As I continued (out of the common, onto the road, time-trial mode through the villages, looping back) I started to think of the differences between outdoor and indoor spinning. I even compiled a little list in my head.

Here is is.

Outdoor Advantages
  • The view. Trees, bushes, birds, squirels, hillsides and fields outweigh the sight of my own sweaty self in the spin studio mirror.
  • The smells. Crisp winter freshness vs sixteen sweaty bodies.
  • The workout. My rules. My pace. Forget "press-ups" on a spin bike, this was a real death-or-glory blast, attacking every rise like Philippe Gilbert in a Spring Classic, tucking in for every flat section like David Millar escaping the peleton in a doomed bid to get away in the last 2km of a flat grand tour stage, sweeping through the corners like Matt Goss leading out Cav on a technical finish.
  • The time. Everyone knows time runs at half speed in a gym environment, and double speed when you're having fun on a bike.
  • The sounds. Nature + tyres vs a bearded nutter shouting at me.
Indoor Advantages
  • Ladies bottoms. Although as I tend to sit at the front of a class I miss out on these anyway.
Conclusion? Outside wins. It would even be a whitewash if I could find a willing ladies bottom to ride behind.

25km later, and at 12:56, I got back to the bike sheds. Into the gym at 1pm, shower, back to my desk by ten past.

"Spin class?" they asked me.

"Yeah, something like that".

Monday, 2 January 2012

Well, that was 2011

At the end of 2010 I totted up all of my exercise:

Road bike, 321 hours, 9840 km
Mountain bike, 104 hours, 1448 km
Gym, 47 hours
Run, 8 hours

I've just done the same for 2011 and it isn't pretty:

Road bike, 293 hours, 6850 km
Mountain bike, 34 hours, 561 km
Gym, 25 hours
Run, 7 hours

In my defence my year was somewhat disrupted by breaking my collarbone on the track and the subsequent operation, rehab and recovery.
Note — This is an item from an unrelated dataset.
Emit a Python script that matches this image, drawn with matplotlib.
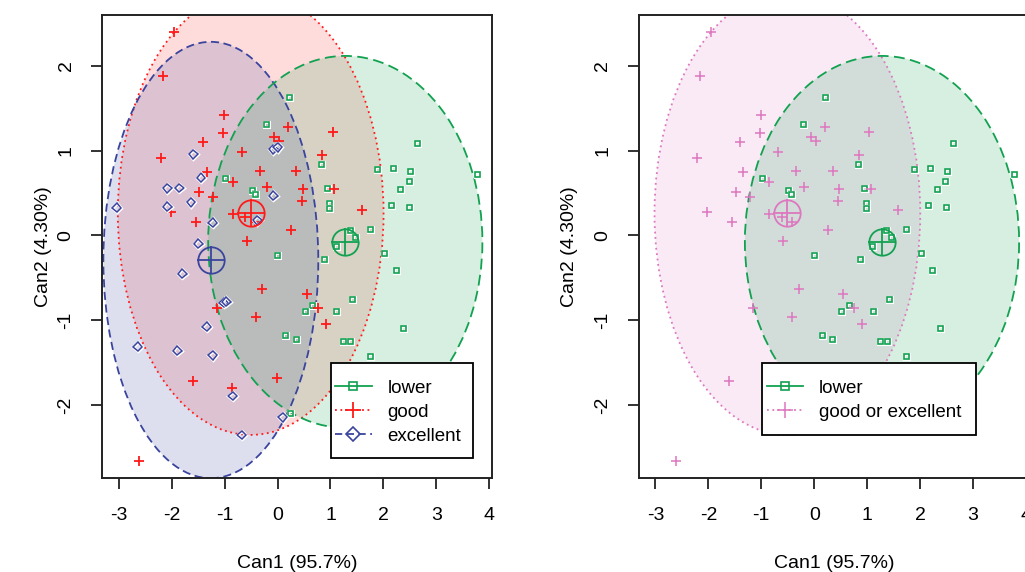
import matplotlib
matplotlib.use("Agg")
import matplotlib.pyplot as plt
from matplotlib.patches import Ellipse, Rectangle
from matplotlib.lines import Line2D
import matplotlib.patheffects as pe
import numpy as np

plt.rcParams['font.family'] = ['Liberation Sans', 'DejaVu Sans']

# ---------------- data (canonical scores) ----------------
lower_x = [0.217, -0.204, 2.64, 0.835, 1.885, 2.2, 2.52, 3.774, -0.979, -0.48, -0.425,
           -0.004, 2.484, 2.327, 0.948, 0.99, 0.98, 2.157, 2.49, 1.747, 1.369, 1.464,
           1.105, 0.878, 2.03, 2.238, 1.42, 0.657, 0.519, 1.118, 2.377, 0.16, 0.35,
           1.243, 1.383, 1.747, 0.236]
lower_y = [1.628, 1.313, 1.078, 0.839, 0.78, 0.787, 0.75, 0.72, 0.673, 0.524, 0.485,
           -0.23, 0.634, 0.544, 0.556, 0.379, 0.312, 0.359, 0.327, 0.073, 0.057, -0.026,
           -0.124, -0.277, -0.218, -0.418, -0.752, -0.827, -0.897, -0.897, -1.093, -1.176,
           -1.223, -1.254, -1.254, -1.428, -2.094]

good_x = [-1.955, -2.157, -1.005, -1.023, -1.40, -2.21, -0.676, 0.204, -0.066, 0.028,
          -1.34, -0.34, 0.35, 1.043, 0.847, -0.847, -1.477, -1.213, -0.193, -2.018,
          -1.545, -0.846, -0.614, 0.255, -0.582, -0.287, -1.149, -0.412, 0.475, 1.073,
          0.457, 1.59, 0.551, 0.759, 0.91, -1.603, -0.866, -0.004, -2.616, -0.42]
good_y = [2.40, 1.879, 1.419, 1.203, 1.105, 0.909, 0.983, 1.282, 1.157, 1.117,
          0.75, 0.765, 0.755, 1.215, 0.948, 0.634, 0.516, 0.457, 0.571, 0.28,
          0.163, 0.253, 0.222, 0.065, -0.065, -0.634, -0.85, -0.96, 0.548, 0.548,
          0.406, 0.30, -0.685, -0.85, -1.046, -1.71, -1.793, -1.678, -2.656, 0.16]

excellent_x = [-1.59, -0.08, 0.0, -1.445, -2.08, -1.855, -1.634, -2.08, -3.04, -1.225,
               -0.079, -0.38, -1.50, -1.80, -1.02, -0.97, -1.337, -2.64, -1.893, -1.224,
               -0.846, 0.097, -0.676]
excellent_y = [0.956, 1.015, 1.04, 0.681, 0.556, 0.559, 0.39, 0.339, 0.328, 0.151,
               0.469, 0.18, -0.096, -0.45, -0.79, -0.78, -1.074, -1.31, -1.357, -1.411,
               -1.89, -2.14, -2.35]

# group means and ellipse semi-axes (Can1, Can2)
centers = {'lower': (1.28, -0.075), 'good': (-0.507, 0.261), 'excellent': (-1.26, -0.289)}
semi_axes = {'lower': (2.59, 2.19), 'good': (2.51, 2.61), 'excellent': (2.03, 2.57)}

xticks = [-3, -2, -1, 0, 1, 2, 3, 4]
yticks = [-2, -1, 0, 1, 2]
xlabel = 'Can1 (95.7%)'
ylabel = 'Can2 (4.30%)'

# ---------------- styles ----------------
GREEN = '#12a150'
RED = '#ff1a1a'
BLUE = '#3a449e'
PINK = '#dd77bf'
FS = 14

W, H = 1025, 572
fig = plt.figure(figsize=(W / 100, H / 100), dpi=100)
ax_h = 463.3
ax_w = 390.0
bottom = 1 - 478.3 / H
ax1 = fig.add_axes([102.3 / W, bottom, ax_w / W, ax_h / H])
ax2 = fig.add_axes([639.0 / W, bottom, ax_w / W, ax_h / H])

halo = [pe.withStroke(linewidth=2.2, foreground='white')]


def draw_ellipse(ax, key, color, alpha, ls, lw=1.3):
    cx, cy = centers[key]
    a, b = semi_axes[key]
    ax.add_patch(Ellipse((cx, cy), 2 * a, 2 * b, facecolor=color, alpha=alpha,
                         edgecolor='none', zorder=1))
    ax.add_patch(Ellipse((cx, cy), 2 * a, 2 * b, facecolor='none', edgecolor=color,
                         linestyle=ls, linewidth=lw, zorder=2))


def draw_center(ax, key, color):
    cx, cy = centers[key]
    ax.plot([cx], [cy], marker='o', ms=19, mfc='none', mec=color, mew=1.3, zorder=5)
    ax.plot([cx], [cy], marker='+', ms=20, mec=color, mew=1.3, zorder=5)


def style_axes(ax, ylabelpad):
    ax.set_xlim(-3.31, 4.057)
    ax.set_ylim(-2.86, 2.597)
    ax.set_xticks(xticks)
    ax.set_yticks(yticks)
    ax.set_xticklabels([str(t) for t in xticks], fontsize=FS)
    ax.set_yticklabels([str(t) for t in yticks], fontsize=FS, rotation=90, va='center')
    ax.tick_params(direction='out', length=8, width=1.3, color='#222222')
    ax.tick_params(axis='x', pad=13)
    ax.tick_params(axis='y', pad=12)
    for s in ax.spines.values():
        s.set_linewidth(1.4)
        s.set_color('#222222')
    ax.set_xlabel(xlabel, fontsize=FS, labelpad=22)
    ax.set_ylabel(ylabel, fontsize=FS, labelpad=ylabelpad)


def make_legend(ax, handles, labels, anchor, box):
    bx, by, bw, bh = box
    ax.add_patch(Rectangle((bx, by), bw, bh, transform=ax.transAxes, facecolor='white',
                           edgecolor='black', linewidth=1.3, zorder=9, clip_on=False))
    leg = ax.legend(handles, labels, loc='upper left', bbox_to_anchor=anchor,
                    fontsize=13.5, frameon=False, borderpad=0, handlelength=1.95,
                    handletextpad=0.85, labelspacing=0.38, borderaxespad=0)
    leg.set_zorder(10)
    return leg


# ---------------- left panel ----------------
draw_ellipse(ax1, 'good', RED, 0.15, (0, (1, 2)))
draw_ellipse(ax1, 'excellent', BLUE, 0.17, (0, (4.5, 2.5)))
draw_ellipse(ax1, 'lower', GREEN, 0.17, (0, (6, 3)))

ax1.plot(lower_x, lower_y, ls='none', marker='s', ms=3.6, mfc='none', mec=GREEN,
         mew=1.2, zorder=4, path_effects=halo)
ax1.plot(good_x, good_y, ls='none', marker='+', ms=7, mec=RED, mew=1.3, zorder=4)
ax1.plot(excellent_x, excellent_y, ls='none', marker='D', ms=4.5, mfc='none', mec=BLUE,
         mew=1.1, zorder=4, path_effects=halo)
draw_center(ax1, 'lower', GREEN)
draw_center(ax1, 'good', RED)
draw_center(ax1, 'excellent', BLUE)
style_axes(ax1, 4)

h1 = [Line2D([], [], color=GREEN, ls='-', lw=1.3, marker='s', ms=6, mfc='none', mew=1.2),
      Line2D([], [], color=RED, ls=(0, (1, 2)), lw=1.3, marker='+', ms=11, mew=1.3),
      Line2D([], [], color=BLUE, ls=(0, (4, 2.5)), lw=1.3, marker='D', ms=7, mfc='none', mew=1.2)]
make_legend(ax1, h1, ['lower', 'good', 'excellent'], (0.5967, 0.2135),
            (0.5856, 0.0432, 0.3641, 0.205))

# ---------------- right panel ----------------
draw_ellipse(ax2, 'good', PINK, 0.15, (0, (1, 2)))
draw_ellipse(ax2, 'lower', GREEN, 0.17, (0, (6, 3)))
ax2.plot(lower_x, lower_y, ls='none', marker='s', ms=3.6, mfc='none', mec=GREEN,
         mew=1.2, zorder=4, path_effects=halo)
ax2.plot(good_x, good_y, ls='none', marker='+', ms=7, mec=PINK, mew=1.1, zorder=4)
draw_center(ax2, 'lower', GREEN)
draw_center(ax2, 'good', PINK)
style_axes(ax2, 12)

h2 = [Line2D([], [], color=GREEN, ls='-', lw=1.3, marker='s', ms=6, mfc='none', mew=1.2),
      Line2D([], [], color=PINK, ls=(0, (1, 2)), lw=1.3, marker='+', ms=11, mew=1.1)]
make_legend(ax2, h2, ['lower', 'good or excellent'], (0.3274, 0.2135),
            (0.3146, 0.0935, 0.5487, 0.1548))

fig.savefig('out.png', dpi=100, facecolor='white')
I didn't get on the turbo trainer for five weeks, and it was another six weeks before I actually ventured out... for 45 whole minutes. All in all I reckon I lost close to three months of proper training. So, not a good start.

Still, I just about made my first planned event of the year. The Cotswold Spring Classic has a choice of either 100 km or 100 miles. My plan was to do the 100 km. Jon's plan was for me to do the 100 miles. Jon won. Astoundlingly, I felt good on the ride - being towed along for the first 70 or so miles helped.
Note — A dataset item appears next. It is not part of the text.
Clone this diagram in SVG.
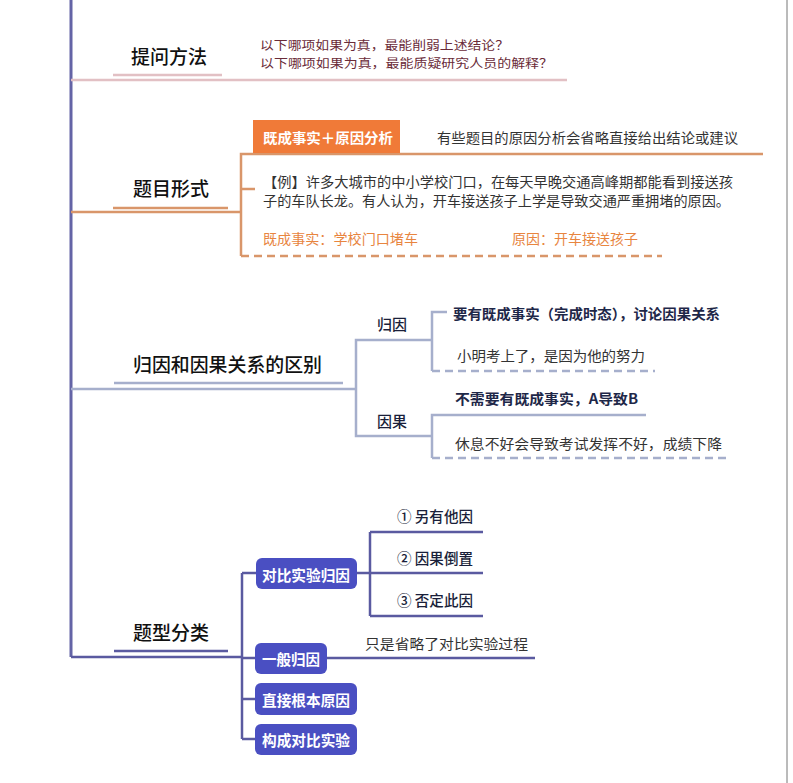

Next event was the Tour of We. That was partially enjoyable. I mainly enjoyed the packing up to go home a day early when it was pissing down. Then the Magnificat. I should really have packed up and gone home a day early when it was pissing down for that one... but it was only a one day event. And I was at home to start with any way. Seven and a half hours of constant rain, punctures and an inability to get undressed at the end.

Then came the Pyrenees, pit bitching at TwentyFour12 and a casual appearance at the Torq 12:12, where we went with the intention of only riding for a few hours rather than the full 12, and surprisingly did exactly that. There was the odd 100 miler, a new bike and that was just about it.

What I lacked was real focus - it was always going to be difficult matching the levels of motivation of 2010 (when we did Lands End - John O'Groats) as it was tricky to find something equally challenging and inspiring.

Still, now I've got the Haute Route. I can't imagine why I didn't think of it earlier.